Scientists to create history at jazz festival

Published: 8 July 2015 at 14:35

Data arriving directly from Large Hadron Collider will be performed live on stage

Scientists will be creating history on Thursday, 9 July when they join a musician on stage at the Montreux Jazz Festival in Switzerland to “perform data” coming directly from the Large Hadron Collider – the first time this has ever been attempted.

Dr Domenico Vicinanza of Anglia Ruskin University and GEANT (the European backbone for research and education) will be turning the scientific data, arriving in real time from CERN, into music, which will then be performed by American jazz pianist Al Blatter.

Joining them on stage in Montreux will be Juliana Cherston of MIT Ewan Hill, of the University of Victoria, British Columbia. The team created a system that will “catch” the data arriving from CERN, which is 60 miles away at the opposite end of Lake Geneva, “filter” the measurements and map them to music notes.  

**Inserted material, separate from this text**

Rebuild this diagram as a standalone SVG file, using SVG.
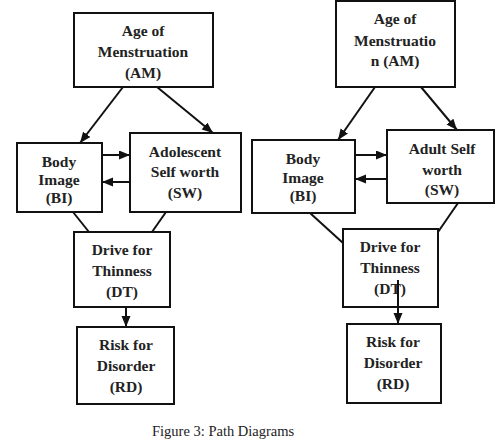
<svg xmlns="http://www.w3.org/2000/svg" width="495" height="440" viewBox="0 0 495 440">
<style>
.box{fill:#fff;stroke:#111;stroke-width:2}
.t{font-family:'Liberation Serif','Times New Roman',Times,serif;font-weight:bold;font-size:15.5px;fill:#222;text-anchor:middle}
.c{stroke:#111;stroke-width:2;fill:none}
.cap{font-family:'Liberation Serif','Times New Roman',Times,serif;font-size:14.5px;fill:#222}
</style>
<defs>
<marker id="ah" markerUnits="userSpaceOnUse" markerWidth="12" markerHeight="10" refX="11" refY="4.5" orient="auto">
<path d="M0,0 L11,4.5 L0,9 z" fill="#111"/>
</marker>
</defs>
<rect width="495" height="440" fill="#fff"/>
<g id="connectors">
<line class="c" x1="123" y1="87" x2="80" y2="143" marker-end="url(#ah)"/>
<line class="c" x1="157" y1="87" x2="213" y2="133" marker-end="url(#ah)"/>
<line class="c" x1="102" y1="155" x2="130" y2="155" marker-end="url(#ah)"/>
<line class="c" x1="130" y1="182" x2="102" y2="182" marker-end="url(#ah)"/>
<line class="c" x1="73" y1="212" x2="89" y2="232"/>
<line class="c" x1="166" y1="212" x2="152" y2="232"/>
<line class="c" x1="126" y1="307" x2="126" y2="327" marker-end="url(#ah)"/>
<line class="c" x1="375" y1="87" x2="338" y2="140" marker-end="url(#ah)"/>
<line class="c" x1="421" y1="87" x2="457" y2="130" marker-end="url(#ah)"/>
<line class="c" x1="355" y1="155" x2="387" y2="155" marker-end="url(#ah)"/>
<line class="c" x1="387" y1="179" x2="355" y2="179" marker-end="url(#ah)"/>
<line class="c" x1="310" y1="213" x2="343" y2="243"/>
<line class="c" x1="458" y1="203" x2="438" y2="232"/>
</g>
<g id="L_AM"><rect class="box" x="74" y="13" width="139" height="74"/>
<text class="t" x="143" y="36">Age of</text><text class="t" x="143" y="57">Menstruation</text><text class="t" x="143" y="78">(AM)</text></g>
<g id="L_BI"><rect class="box" x="17" y="143" width="85" height="69"/>
<text class="t" x="59" y="167">Body</text><text class="t" x="59" y="185">Image</text><text class="t" x="59" y="203">(BI)</text></g>
<g id="L_SW"><rect class="box" x="130" y="133" width="111" height="79"/>
<text class="t" x="185" y="157">Adolescent</text><text class="t" x="185" y="177">Self worth</text><text class="t" x="185" y="198">(SW)</text></g>
<g id="L_DT"><rect class="box" x="74" y="232" width="96" height="75"/>
<text class="t" x="122" y="255">Drive for</text><text class="t" x="122" y="276">Thinness</text><text class="t" x="122" y="297">(DT)</text></g>
<g id="L_RD"><rect class="box" x="77" y="327" width="97" height="77"/>
<text class="t" x="126" y="350">Risk for</text><text class="t" x="126" y="371">Disorder</text><text class="t" x="126" y="392">(RD)</text></g>
<g id="R_AM"><rect class="box" x="336" y="1" width="119" height="86"/>
<text class="t" x="395" y="24">Age of</text><text class="t" x="395" y="46">Menstruatio</text><text class="t" x="395" y="66">n (AM)</text></g>
<g id="R_BI"><rect class="box" x="252" y="140" width="103" height="73"/>
<text class="t" x="303" y="164">Body</text><text class="t" x="303" y="183">Image</text><text class="t" x="303" y="201">(BI)</text></g>
<g id="R_SW"><rect class="box" x="387" y="130" width="107" height="73"/>
<text class="t" x="442" y="154">Adult Self</text><text class="t" x="442" y="175">worth</text><text class="t" x="442" y="195">(SW)</text></g>
<g id="R_DT"><rect class="box" x="343" y="229" width="95" height="78"/>
<text class="t" x="390" y="252">Drive for</text><text class="t" x="390" y="273">Thinness</text><text class="t" x="390" y="294">(DT)</text></g>
<g id="R_RD"><rect class="box" x="347" y="324" width="94" height="79"/>
<text class="t" x="393" y="347">Risk for</text><text class="t" x="393" y="368">Disorder</text><text class="t" x="393" y="389">(RD)</text></g>
<g id="R_DT_RD"><line class="c" x1="398" y1="280" x2="398" y2="324" marker-end="url(#ah)"/></g>
<text class="cap" x="152" y="436">Figure 3: Path Diagrams</text>
</svg>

Dr Vicinanza will in particular be looking after the process of data sonification, which involves producing musical melodies or phrases by spotting patterns in the scientific data.

Dr Vicinanza has previously been commissioned to carry out data sonification projects for the likes of NASA and CERN, including producing the score for a film to mark the beginning of new experiments at the Large Hadron Collider earlier this summer.  

However, this is the first time that such a data sonification performance has been attempted live, using live data from a working high-energy particle experiment, in front of an audience.

Dr Vicinanza, Director of the Electronics and Sound Engineering Research Group at Anglia Ruskin University, said:

“Performing live scientific data in this way has never been attempted before, and obviously we don’t know quite what to expect because everything depends on the results of the experiments being carried out inside the Large Hadron Collider.
“My previous project for CERN was to create an accessible way to celebrate a major scientific achievement, which was the discovery of the Higgs Boson particle.  Sonification has proven once again to be an extremely relevant technique, both in science and art, to investigate, describe and study the world around us.”